Underlying profits rise as COR improves
Novae Group reported a sharp rise in gross written premium (GWP) to a record £787.0m in the year to December from £638.5m in 2014.
Pre-tax profit before currency translations rose to £54.9m from £52.4m, and the Lloyd’s insurer reported its combined operating ratio (COR) for the year improved to 90.8% from 91.0%.
Novae also reported a claims ratio of 48.3% compared with 49.1% in 2014, and an attritional loss ratio unchanged at 49.8%.
Net investment income slipped to £6.8m from £14.3m.
Chief executive Matthew Fosh described the returns achieved during the year at “high quality”.
“The progress we have made strategically and operationally has manifested itself in another strong set of results,” he said.
“Market conditions remain undoubtedly difficult; however the business is now better placed than it has ever been to deal with the challenges ahead.”
Chairman John Hastings-Bass said market conditions have been “very variable”.

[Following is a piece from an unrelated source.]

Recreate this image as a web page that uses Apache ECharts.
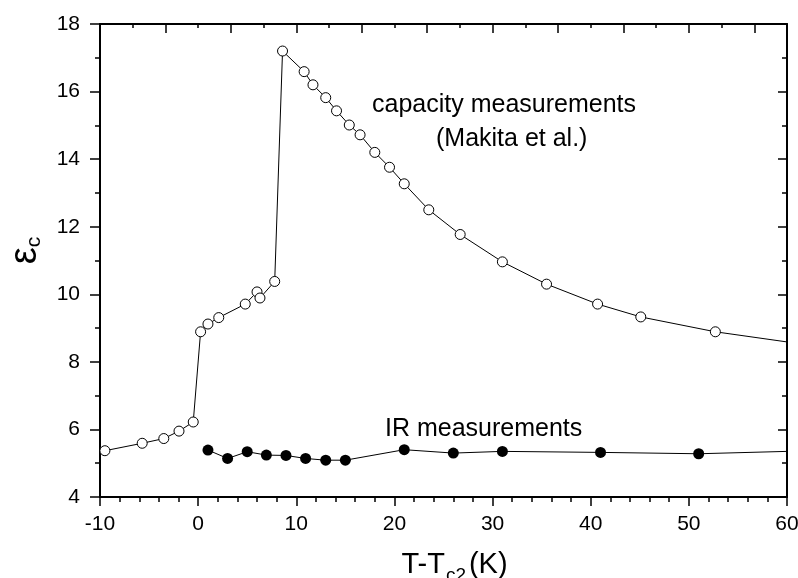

“We have taken positive action, reducing our exposure where we believe that returns are moderate and exiting classes where we believe returns have become unacceptable,” he said.
“Rating pressures, volatile investment conditions and a rapidly changing regulatory environment have continued into 2016,” Hastings-Bass said.
“Novae is well positioned to address these challenges.”
Hastings-Bass said that, while the Lloyd’s market would continue to flourish if the UK left the EU, “we remain convinced that London’s pre-eminent position in world markets is enhanced by the UK’s membership of the EU”.